Bonus One-Liner Method 5: Pandas Direct Export (Coming in future pandas versions)

A proposed future feature of pandas might allow direct export of a DataFrame to Google Sheets in a single line of code, leveraging a tighter integration between pandas and Google Sheets API. This feature would make exporting data as straightforward as saving to a CSV or Excel file.

Proposed example:

import pandas as pd

# Your DataFrame
df = pd.DataFrame({'A': [1, 2, 3], 'B': [4, 5, 6]})

# Direct export to Google Sheets (proposed future feature)
df.to_googlesheet('My cool spreadsheet', credentials='your-credentials.json')

While not a current feature, the output would be the DataFrame ‘df’ inserted into the Google Spreadsheet ‘My cool spreadsheet’.
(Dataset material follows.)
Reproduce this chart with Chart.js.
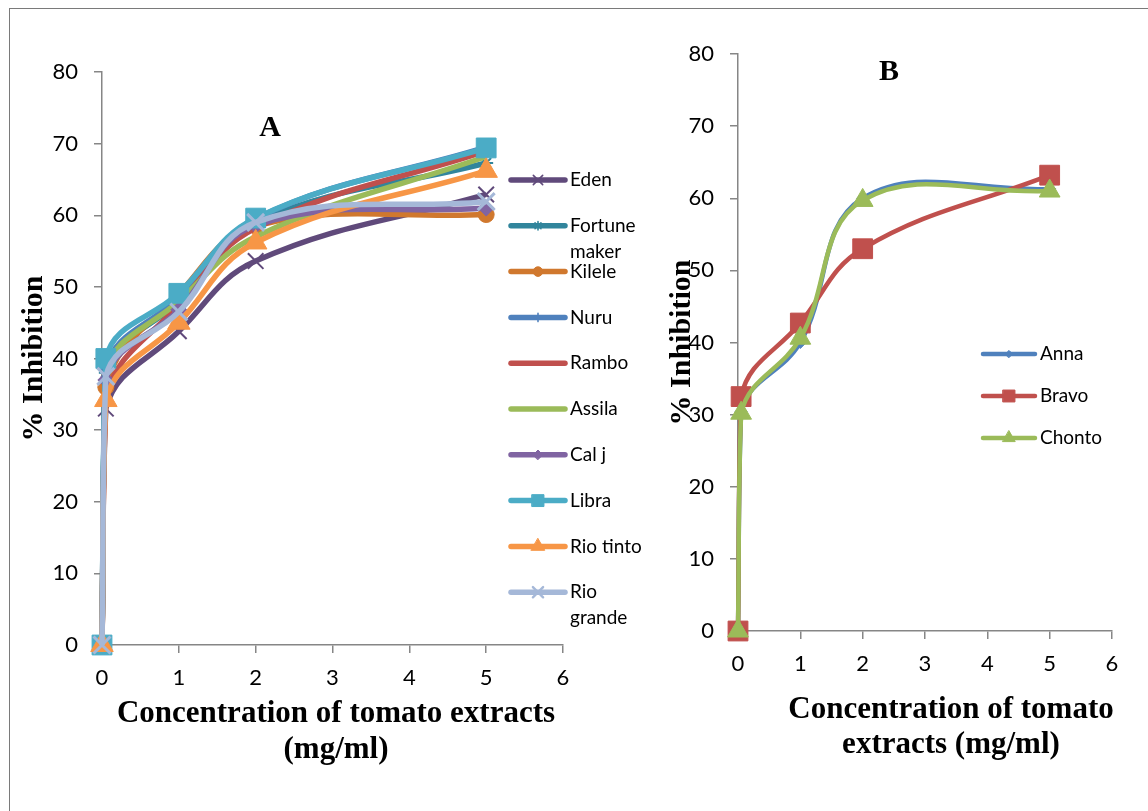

As a hypothetical example, this code demonstrates how seamless interaction between pandas and Google Sheets could become. Offering the convenience of DataFrame manipulation with the accessibility and collaborative features of Google Sheets, it would represent a significant improvement in workflow efficiency over current methods.

Summary/Discussion

  • Method 1: Using gspread and oauth2client. Strengths: It offers precise control by updating cell ranges. Weaknesses: Setup requires OAuth service account setup which could be complex for new users.
  • Method 2: Utilizing the pygsheets Library. Strengths: Simpler and more Pythonic syntax; well-integrated with pandas. Weaknesses: Still requires service account setup; less control over lower-level operations.
  • Method 3: Using the pandas-gbq library. Strengths: Leverages BigQuery’s infrastructure; good for large datasets. Weaknesses: Indirect method that requires an intermediate step and knowledge of BigQuery.
  • Method 4: Export to CSV then Import to Google Sheets. Strengths: No coding beyond pandas required; intuitive for non-technical users. Weaknesses: Manual step required; not ideal for automated workflows.
  • Bonus One-Liner Method 5: Pandas Direct Export (proposed). Strengths: Would be the most straightforward and user-friendly method. Weaknesses: It’s hypothetical and not currently available.